On Friday, July 10, this battery crossed the Antietam, and went to the assistance of General Stuart's cavalry. It engaged the enemy at about 6 a.m. near the suburbs of Funkstown, and fought him from that position until late in the afternoon, compelling his artillery to change position twice during the engagement. Captain Manly was then ordered by Lieutenant-General Longstreet to report with four guns to Major-General Pickett. He rejoined the battalion after we recrossed the Potomac. Lieutenant [S. M.] Dunn, of this battery, with one gun, remained with the battalion.
On July 7, First Lieut. R. M. Anderson, of McCarthy's battery, was ordered to take command of Captain Fraser's battery. Owing to the wounds received by Captain Fraser and Lieutenant Couper, this battery had been left with only one officer.

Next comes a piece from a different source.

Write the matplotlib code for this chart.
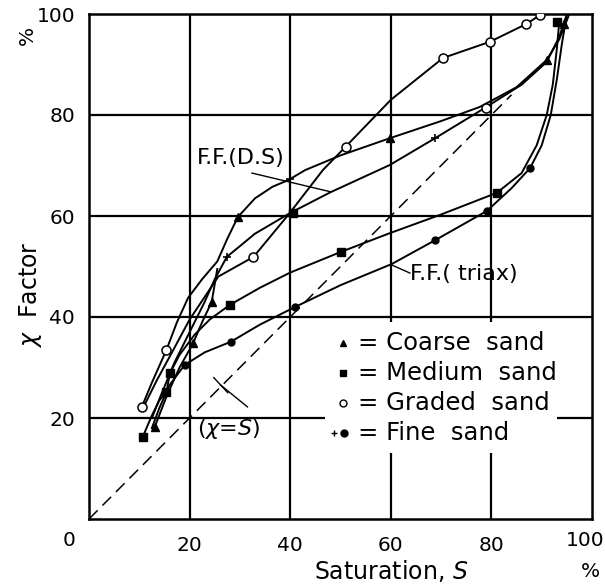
import matplotlib
matplotlib.use('Agg')
import matplotlib.pyplot as plt
from matplotlib.patches import Rectangle

# curves: saturation S (%) and chi factor (%)
coarse_ds_s = [10.5, 12.5, 15.4, 17.5, 19.7, 22.5, 25.5, 27.5, 29.6, 33, 36.5, 39.6, 43, 50, 59.8, 70, 77.7, 85, 91, 93.5, 95.5]
coarse_ds_x = [22.2, 27, 33.5, 39, 43.8, 47.5, 51, 55.5, 59.8, 63.5, 65.8, 67.1, 69.1, 72, 75.4, 78.8, 81.6, 85.5, 90.9, 95, 100]

graded_ds_s = [11, 13.5, 16.5, 20, 25.7, 32.7, 39.6, 46.5, 51, 60, 70.4, 79.7, 86.9, 89.7]
graded_ds_x = [22.5, 27.5, 33, 39.5, 48, 51.9, 60.2, 69.1, 73.7, 83, 91.3, 94.5, 98, 99.8]

fine_ds_s = [12.5, 14.5, 17, 20, 23, 25, 27.4, 33, 40, 48, 59.8, 68.8, 78.7, 86, 91, 93.5, 95]
fine_ds_x = [20, 25, 31, 37, 43, 47.5, 51.9, 56.5, 60.6, 64.7, 70.1, 75.4, 81.4, 86, 90.5, 95.5, 100]

coarse_tx_s = [13.1, 15.5, 18, 20.7, 22.5, 24.4, 25.5]
coarse_tx_x = [18.3, 24.5, 30, 34.8, 39, 43, 49.5]

medium_tx_s = [10.7, 12.5, 14, 15.4, 16.1, 18, 21, 24, 28, 34, 40, 50.1, 59.8, 70, 81.1, 86, 89, 91, 92.2, 93, 93.5]
medium_tx_x = [16.3, 20.5, 23.5, 25.2, 28.9, 32.5, 36.5, 39.5, 42.4, 45.8, 48.8, 52.9, 56.6, 60.3, 64.6, 68.5, 74, 80, 86, 93, 98.5]

fine_tx_s = [12.5, 14, 16, 19, 23, 28.2, 34, 41, 50, 60.2, 68.8, 79.1, 84, 87.7, 90, 91.8, 93, 94, 95]
fine_tx_x = [18, 22, 26.5, 30.5, 33, 35.1, 38.5, 42, 46.3, 50.5, 55.2, 61, 65.5, 69.5, 74, 80, 87, 94, 100]

# marker positions
tri_s = [13.1, 20.7, 24.4, 29.6, 59.8, 91, 94.5]
tri_x = [18.3, 34.8, 43, 59.8, 75.4, 90.9, 98]
sq_s = [10.7, 15.4, 16.1, 28, 40.5, 50.1, 81.1, 93]
sq_x = [16.3, 25.2, 28.9, 42.4, 60.6, 52.9, 64.6, 98.5]
oc_s = [10.5, 15.4, 32.7, 51, 70.4, 79, 79.7, 86.9, 89.7]
oc_x = [22.2, 33.5, 51.9, 73.7, 91.3, 81.4, 94.5, 98, 99.8]
plus_s = [27.4, 40, 68.8]
plus_x = [51.9, 67.3, 75.4]
dot_s = [19, 28.2, 41, 68.8, 79.1, 87.7]
dot_x = [30.5, 35.1, 42, 55.2, 61, 69.5]

line_s = [0, 84]  # chi = S line

ticks = [20, 40, 60, 80, 100]
legend_labels = ['= Coarse  sand', '= Medium  sand', '= Graded  sand', '= Fine  sand']
legend_rows = [34.8, 28.9, 23, 17]

fs = 14.5
fig = plt.figure(figsize=(6.05, 5.86), dpi=100)
ax = fig.add_axes([89 / 605, 1 - 519 / 586, 503 / 605, 505 / 586])
ax.set_xlim(0, 100)
ax.set_ylim(0, 100)

for v in ticks[:-1]:
    ax.axvline(v, color='black', lw=1.6, zorder=1)
    ax.axhline(v, color='black', lw=1.6, zorder=1)
for sp in ax.spines.values():
    sp.set_linewidth(1.8)

# white area behind the key
ax.add_patch(Rectangle((47, 13), 46, 26, facecolor='white', edgecolor='none', zorder=1.5))

lw = 1.4
for s, x in [(coarse_ds_s, coarse_ds_x), (graded_ds_s, graded_ds_x), (fine_ds_s, fine_ds_x),
             (coarse_tx_s, coarse_tx_x), (medium_tx_s, medium_tx_x), (fine_tx_s, fine_tx_x)]:
    ax.plot(s, x, color='black', lw=lw, zorder=2)

ax.plot(line_s, line_s, color='black', lw=1.1, dashes=(8, 4.5), zorder=2)

ax.plot(tri_s, tri_x, ls='none', marker='^', ms=6, color='black', zorder=3)
ax.plot(sq_s, sq_x, ls='none', marker='s', ms=5.5, color='black', zorder=3)
ax.plot(oc_s, oc_x, ls='none', marker='o', ms=6.5, mfc='white', mec='black', mew=1.1, zorder=3)
ax.plot(plus_s, plus_x, ls='none', marker='+', ms=6, mew=1.2, color='black', zorder=3)
ax.plot(dot_s, dot_x, ls='none', marker='o', ms=5, color='black', zorder=3)

# labels and pointers
ax.text(21.5, 71.5, 'F.F.(D.S)', fontsize=16, va='center', ha='left')
ax.plot([32.4, 48], [68.5, 64.8], color='black', lw=1.0)
ax.text(63.8, 48.5, 'F.F.( triax)', fontsize=16, va='center', ha='left')
ax.plot([63.8, 60.2], [48.7, 50.3], color='black', lw=1.0)
ax.text(21.5, 17.8, '($\\chi$=$S$)', fontsize=16, va='center', ha='left')
ax.plot([31.5, 26.2], [22.2, 26.5], color='black', lw=1.0)
ax.plot([24.8, 27.6], [28.0, 25.0], color='black', lw=1.0)

# key
key_markers = [dict(marker='^', ms=5, color='black'),
               dict(marker='s', ms=5, color='black'),
               dict(marker='o', ms=5, mfc='white', mec='black')]
for i, (lab, yy) in enumerate(zip(legend_labels, legend_rows)):
    ax.text(53.5, yy, lab, fontsize=17.5, va='center', ha='left', zorder=4)
    if i < 3:
        ax.plot([50.5], [yy], ls='none', zorder=4, **key_markers[i])
    else:
        ax.plot([48.8], [yy], ls='none', marker='+', ms=5, color='black', zorder=4)
        ax.plot([50.7], [yy], ls='none', marker='o', ms=5, color='black', zorder=4)

ax.set_xticks(ticks[:-1])
ax.set_yticks(ticks)
ax.tick_params(length=0, labelsize=fs)
ax.tick_params(axis='x', pad=12)
ax.tick_params(axis='y', pad=10)
xt = ax.get_xaxis_transform()
ax.text(-4, -0.042, '0', fontsize=fs, ha='center', va='center', transform=xt)
ax.text(ticks[-1] - 1.4, -0.042, str(ticks[-1]), fontsize=fs, ha='center', va='center', transform=xt)

ax.text(0.6, -0.103, 'Saturation, $S$', fontsize=17, ha='center', va='center', transform=ax.transAxes)
ax.text(0.996, -0.103, '%', fontsize=fs, ha='center', va='center', transform=ax.transAxes)
ax.text(-0.117, 0.444, '$\\chi$  Factor', fontsize=17, ha='center', va='center', rotation=90,
        transform=ax.transAxes)
ax.text(-0.123, 0.958, '%', fontsize=fs, ha='center', va='center', rotation=90, transform=ax.transAxes)

fig.savefig('out.png', dpi=100)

On the morning of the 10th, the battery was ordered to report to Brigadier-General Kershaw, on the Sharpsburg turnpike. It was placed in position on the right of the road. About 2 o'clock, the battery took position on a hill to the left of the bridge over the Antietam, and in close range of the enemy's sharpshooters, who immediately opened a vigorous fire, killing l man and slightly wounding another. Lieutenant Anderson opened fire into a brick building on the opposite side of the Creek, under cover of which the enemy's sharpshooters were collecting and seriously annoying our forces. After a few rounds from each piece, he succeeded in dispersing them from the house, as well as (for the time) silencing their sharpshooters in his immediate front.
At twilight, he received orders to withdraw his pieces, and to report to Colonel [T. T.] Munford, commanding a brigade of cavalry. Remained with him until about 9 a.m. the following day, when, by order, he reported to the battalion.
Lieutenant Motes, commanding Carlton's battery, reported to Brigadier-General Wofford on the morning of the 10th and was placed in position on the left of the Williamsport and Sharpsburg pike, near Saint James' Church where he remained till the next evening, when, under orders, he retired to a position on the right of the road. My battalion was placed in position on this line on both sides of the road, with orders to fortify it, which was clone during the night and the following day.
During the evening of the 13th, I was ordered to send my caissons across the Potomac, and to withdraw my-pieces at dark. The order was promptly obeyed, and we recrossed the river, without loss, on the morning of the 14th.
We arrived at Culpeper Court-House on the 25th, having encamped, successively, near Bunker Hill; on a farm about 10 miles from Winchester; near Milwood; on the left bank of the Shenandoah; at Gaines' Cross-Roads, and on the right bank of Hazel River. During this march, although threatened by the enemy, there was no engagement, and we suffered no loss of an kind.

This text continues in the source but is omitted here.